Victimhood cultures emerge in settings, like today’s college campuses, “that increasingly lack the intimacy and cultural homogeneity that once characterized towns and suburbs, but in which organized authority and public opinion remain as powerful sanctions,” [Campbell and Manning] argue. “Under such conditions complaint to third parties has supplanted both toleration and negotiation. People increasingly demand help from others, and advertise their oppression as evidence that they deserve respect and assistance. Thus we might call this moral culture a culture of victimhood … the moral status of the victim, at its nadir in honor cultures, has risen to new heights.”
Max Miller’s howling about Lizzie Marbach’s profession of faith — calling it “bigotry” — is classic victimhood culture.
And victimhood culture is not part of the Judeo-Christian values system, one of the proudest achievements of which is the emphasis on nonviolent means of dispute resolution.

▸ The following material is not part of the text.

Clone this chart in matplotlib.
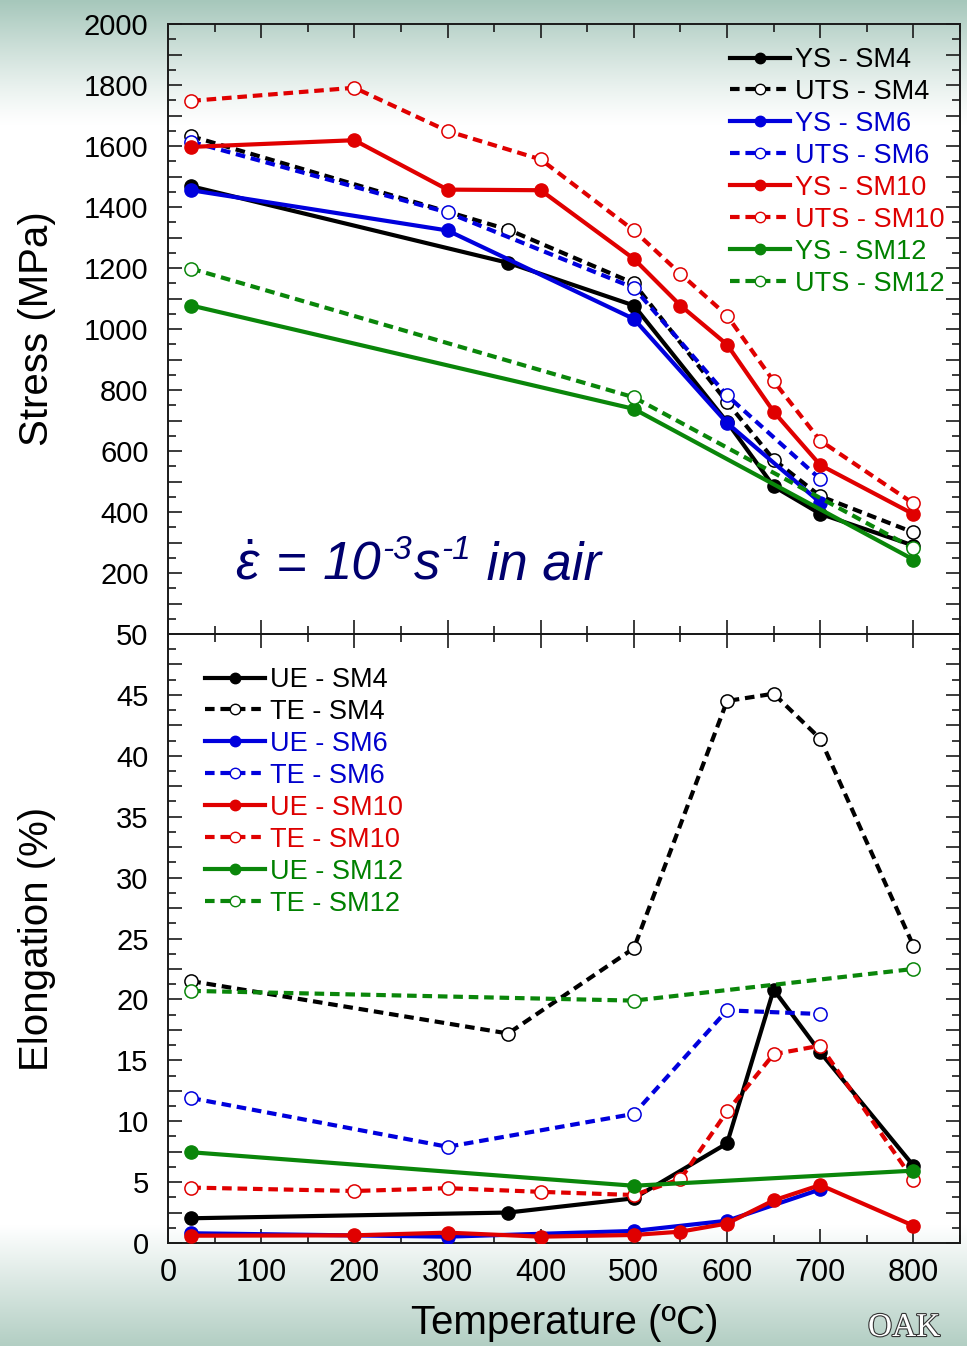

There is no dispute resolution in what Miller did to Marbach. He might have apologized, but she will always be known as the woman who was accused of religious bigotry by a sitting U.S. congressman. In victimhood culture, those kinds of injuries are never contemplated by the “victims,” and because of that we all become more and more damaged and less and less able to forgive the kinds of slights — microaggressions — for which we’re furthermore conditioned to be watchful.
A healthy society with healthy values wouldn’t think to conjure up such a term as “microaggressions.” It takes a victim mentality, rather than an honor or dignity mentality, even to recognize such a thing. And it has no place on the right.
Marbach forgave Miller, so it’s fair to declare the kerfuffle closed. But the lesson to be learned from it is quite simple: The Right cannot win this cultural Ragnarök in which we are now enmeshed unless we learn to treat each other better — and to reject the victimhood culture so illuminated by Miller’s unhinged reaction to Marbach.
Do better. And think before you tweet. Every time the Right eats its own, we take another step toward oblivion.